> **Data block**
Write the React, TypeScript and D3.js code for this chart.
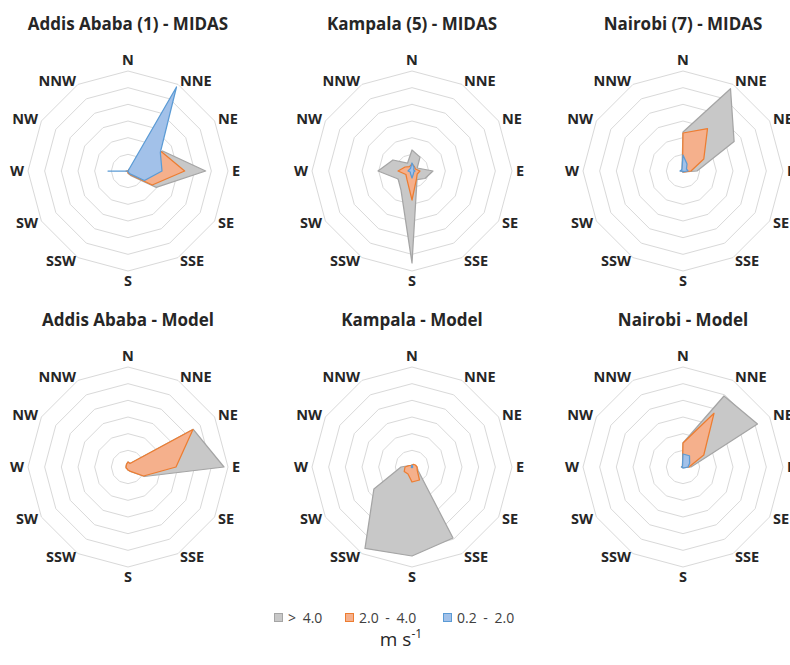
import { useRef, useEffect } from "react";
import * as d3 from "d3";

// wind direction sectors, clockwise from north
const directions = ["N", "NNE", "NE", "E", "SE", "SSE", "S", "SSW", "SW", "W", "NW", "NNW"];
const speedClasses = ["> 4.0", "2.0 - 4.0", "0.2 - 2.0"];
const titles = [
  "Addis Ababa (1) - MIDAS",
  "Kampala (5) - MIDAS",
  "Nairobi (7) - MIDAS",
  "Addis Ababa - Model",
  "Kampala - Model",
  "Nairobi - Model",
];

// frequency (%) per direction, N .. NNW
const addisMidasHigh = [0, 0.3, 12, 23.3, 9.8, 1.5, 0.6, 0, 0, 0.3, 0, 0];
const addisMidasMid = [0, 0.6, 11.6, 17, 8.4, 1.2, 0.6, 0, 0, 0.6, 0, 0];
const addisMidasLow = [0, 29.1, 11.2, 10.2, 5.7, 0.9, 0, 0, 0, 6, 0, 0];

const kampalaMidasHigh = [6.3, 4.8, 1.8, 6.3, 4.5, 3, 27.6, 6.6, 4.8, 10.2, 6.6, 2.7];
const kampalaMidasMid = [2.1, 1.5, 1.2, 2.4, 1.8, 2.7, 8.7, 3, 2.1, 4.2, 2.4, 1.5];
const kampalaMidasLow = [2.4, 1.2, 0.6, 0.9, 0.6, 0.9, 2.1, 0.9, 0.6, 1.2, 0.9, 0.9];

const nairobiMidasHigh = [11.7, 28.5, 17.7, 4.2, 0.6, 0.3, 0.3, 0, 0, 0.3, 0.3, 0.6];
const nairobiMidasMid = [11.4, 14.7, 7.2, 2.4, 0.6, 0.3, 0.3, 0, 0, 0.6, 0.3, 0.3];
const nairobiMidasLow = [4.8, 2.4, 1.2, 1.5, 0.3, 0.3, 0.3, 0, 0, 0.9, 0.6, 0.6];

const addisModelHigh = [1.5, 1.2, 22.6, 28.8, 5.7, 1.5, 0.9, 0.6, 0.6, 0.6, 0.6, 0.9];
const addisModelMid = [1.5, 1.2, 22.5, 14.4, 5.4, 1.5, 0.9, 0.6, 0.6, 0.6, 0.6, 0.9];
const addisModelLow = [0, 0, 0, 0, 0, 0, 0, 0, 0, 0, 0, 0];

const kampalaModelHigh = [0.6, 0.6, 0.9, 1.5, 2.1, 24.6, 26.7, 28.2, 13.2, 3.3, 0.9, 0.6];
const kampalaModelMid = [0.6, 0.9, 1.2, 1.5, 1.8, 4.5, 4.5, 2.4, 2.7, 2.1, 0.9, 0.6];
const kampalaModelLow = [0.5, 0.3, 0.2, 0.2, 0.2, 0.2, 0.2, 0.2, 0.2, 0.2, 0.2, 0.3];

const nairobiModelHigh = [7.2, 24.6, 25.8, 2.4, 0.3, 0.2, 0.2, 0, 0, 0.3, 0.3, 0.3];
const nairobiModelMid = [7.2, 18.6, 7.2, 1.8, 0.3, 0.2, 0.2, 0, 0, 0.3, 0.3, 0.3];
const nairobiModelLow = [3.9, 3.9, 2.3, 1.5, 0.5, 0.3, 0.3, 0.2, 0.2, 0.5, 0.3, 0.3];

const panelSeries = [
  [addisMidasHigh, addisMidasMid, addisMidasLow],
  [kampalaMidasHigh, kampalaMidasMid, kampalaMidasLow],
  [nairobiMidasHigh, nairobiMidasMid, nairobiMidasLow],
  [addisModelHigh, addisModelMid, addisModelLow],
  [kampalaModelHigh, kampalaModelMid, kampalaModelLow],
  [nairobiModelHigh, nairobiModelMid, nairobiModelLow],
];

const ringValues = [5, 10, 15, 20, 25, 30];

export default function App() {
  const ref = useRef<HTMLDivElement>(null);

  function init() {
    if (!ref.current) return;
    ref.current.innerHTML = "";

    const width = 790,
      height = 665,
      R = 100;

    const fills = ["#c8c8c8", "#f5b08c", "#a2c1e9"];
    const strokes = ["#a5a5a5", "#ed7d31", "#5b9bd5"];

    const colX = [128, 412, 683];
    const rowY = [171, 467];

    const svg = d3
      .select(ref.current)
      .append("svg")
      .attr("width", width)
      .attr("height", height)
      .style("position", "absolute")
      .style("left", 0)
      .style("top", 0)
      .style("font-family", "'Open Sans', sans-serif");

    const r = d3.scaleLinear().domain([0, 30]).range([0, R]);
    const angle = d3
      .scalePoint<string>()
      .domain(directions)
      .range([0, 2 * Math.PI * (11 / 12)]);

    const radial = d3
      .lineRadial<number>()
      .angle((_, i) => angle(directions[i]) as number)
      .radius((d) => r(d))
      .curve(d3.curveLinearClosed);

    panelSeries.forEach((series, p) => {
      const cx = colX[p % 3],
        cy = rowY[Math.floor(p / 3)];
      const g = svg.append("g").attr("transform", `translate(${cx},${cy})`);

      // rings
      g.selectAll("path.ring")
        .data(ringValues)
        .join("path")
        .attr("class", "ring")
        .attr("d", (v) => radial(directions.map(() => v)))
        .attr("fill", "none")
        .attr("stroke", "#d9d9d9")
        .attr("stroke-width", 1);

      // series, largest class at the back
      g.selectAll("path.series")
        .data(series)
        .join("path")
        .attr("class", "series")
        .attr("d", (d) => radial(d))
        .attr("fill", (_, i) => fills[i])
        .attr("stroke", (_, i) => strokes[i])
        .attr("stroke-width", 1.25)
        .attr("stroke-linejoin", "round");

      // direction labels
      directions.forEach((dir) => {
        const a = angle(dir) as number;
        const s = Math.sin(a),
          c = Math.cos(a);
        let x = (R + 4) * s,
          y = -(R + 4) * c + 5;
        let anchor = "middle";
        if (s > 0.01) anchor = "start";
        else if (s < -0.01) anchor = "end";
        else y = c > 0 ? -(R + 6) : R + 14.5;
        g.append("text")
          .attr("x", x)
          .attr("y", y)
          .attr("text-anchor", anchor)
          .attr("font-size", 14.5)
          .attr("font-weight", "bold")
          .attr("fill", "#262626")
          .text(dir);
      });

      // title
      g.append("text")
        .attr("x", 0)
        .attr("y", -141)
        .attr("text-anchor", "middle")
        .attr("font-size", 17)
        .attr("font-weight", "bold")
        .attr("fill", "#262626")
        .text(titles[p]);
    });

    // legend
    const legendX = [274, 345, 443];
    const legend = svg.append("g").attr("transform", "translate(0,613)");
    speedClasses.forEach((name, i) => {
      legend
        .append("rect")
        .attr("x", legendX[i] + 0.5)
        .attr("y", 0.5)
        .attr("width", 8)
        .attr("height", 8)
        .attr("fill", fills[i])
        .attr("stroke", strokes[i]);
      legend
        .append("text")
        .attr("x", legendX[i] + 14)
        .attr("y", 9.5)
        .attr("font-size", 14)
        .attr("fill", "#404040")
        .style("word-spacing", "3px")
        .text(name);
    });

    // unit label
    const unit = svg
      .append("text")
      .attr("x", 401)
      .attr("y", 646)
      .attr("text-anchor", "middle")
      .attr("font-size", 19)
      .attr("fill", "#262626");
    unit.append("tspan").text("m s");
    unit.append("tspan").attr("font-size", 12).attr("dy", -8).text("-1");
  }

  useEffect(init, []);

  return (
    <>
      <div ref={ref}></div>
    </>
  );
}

> **Problem description**
Exactly as written, please give again the lines from the beginning of the listing through the line containing "0.5, 0.3, 0.3];", inclusive, without any pictures.

> **Answer to the exercise**
Write the React, TypeScript and D3.js code for this chart.
import { useRef, useEffect } from "react";
import * as d3 from "d3";

// wind direction sectors, clockwise from north
const directions = ["N", "NNE", "NE", "E", "SE", "SSE", "S", "SSW", "SW", "W", "NW", "NNW"];
const speedClasses = ["> 4.0", "2.0 - 4.0", "0.2 - 2.0"];
const titles = [
  "Addis Ababa (1) - MIDAS",
  "Kampala (5) - MIDAS",
  "Nairobi (7) - MIDAS",
  "Addis Ababa - Model",
  "Kampala - Model",
  "Nairobi - Model",
];

// frequency (%) per direction, N .. NNW
const addisMidasHigh = [0, 0.3, 12, 23.3, 9.8, 1.5, 0.6, 0, 0, 0.3, 0, 0];
const addisMidasMid = [0, 0.6, 11.6, 17, 8.4, 1.2, 0.6, 0, 0, 0.6, 0, 0];
const addisMidasLow = [0, 29.1, 11.2, 10.2, 5.7, 0.9, 0, 0, 0, 6, 0, 0];

const kampalaMidasHigh = [6.3, 4.8, 1.8, 6.3, 4.5, 3, 27.6, 6.6, 4.8, 10.2, 6.6, 2.7];
const kampalaMidasMid = [2.1, 1.5, 1.2, 2.4, 1.8, 2.7, 8.7, 3, 2.1, 4.2, 2.4, 1.5];
const kampalaMidasLow = [2.4, 1.2, 0.6, 0.9, 0.6, 0.9, 2.1, 0.9, 0.6, 1.2, 0.9, 0.9];

const nairobiMidasHigh = [11.7, 28.5, 17.7, 4.2, 0.6, 0.3, 0.3, 0, 0, 0.3, 0.3, 0.6];
const nairobiMidasMid = [11.4, 14.7, 7.2, 2.4, 0.6, 0.3, 0.3, 0, 0, 0.6, 0.3, 0.3];
const nairobiMidasLow = [4.8, 2.4, 1.2, 1.5, 0.3, 0.3, 0.3, 0, 0, 0.9, 0.6, 0.6];

const addisModelHigh = [1.5, 1.2, 22.6, 28.8, 5.7, 1.5, 0.9, 0.6, 0.6, 0.6, 0.6, 0.9];
const addisModelMid = [1.5, 1.2, 22.5, 14.4, 5.4, 1.5, 0.9, 0.6, 0.6, 0.6, 0.6, 0.9];
const addisModelLow = [0, 0, 0, 0, 0, 0, 0, 0, 0, 0, 0, 0];

const kampalaModelHigh = [0.6, 0.6, 0.9, 1.5, 2.1, 24.6, 26.7, 28.2, 13.2, 3.3, 0.9, 0.6];
const kampalaModelMid = [0.6, 0.9, 1.2, 1.5, 1.8, 4.5, 4.5, 2.4, 2.7, 2.1, 0.9, 0.6];
const kampalaModelLow = [0.5, 0.3, 0.2, 0.2, 0.2, 0.2, 0.2, 0.2, 0.2, 0.2, 0.2, 0.3];

const nairobiModelHigh = [7.2, 24.6, 25.8, 2.4, 0.3, 0.2, 0.2, 0, 0, 0.3, 0.3, 0.3];
const nairobiModelMid = [7.2, 18.6, 7.2, 1.8, 0.3, 0.2, 0.2, 0, 0, 0.3, 0.3, 0.3];
const nairobiModelLow = [3.9, 3.9, 2.3, 1.5, 0.5, 0.3, 0.3, 0.2, 0.2, 0.5, 0.3, 0.3];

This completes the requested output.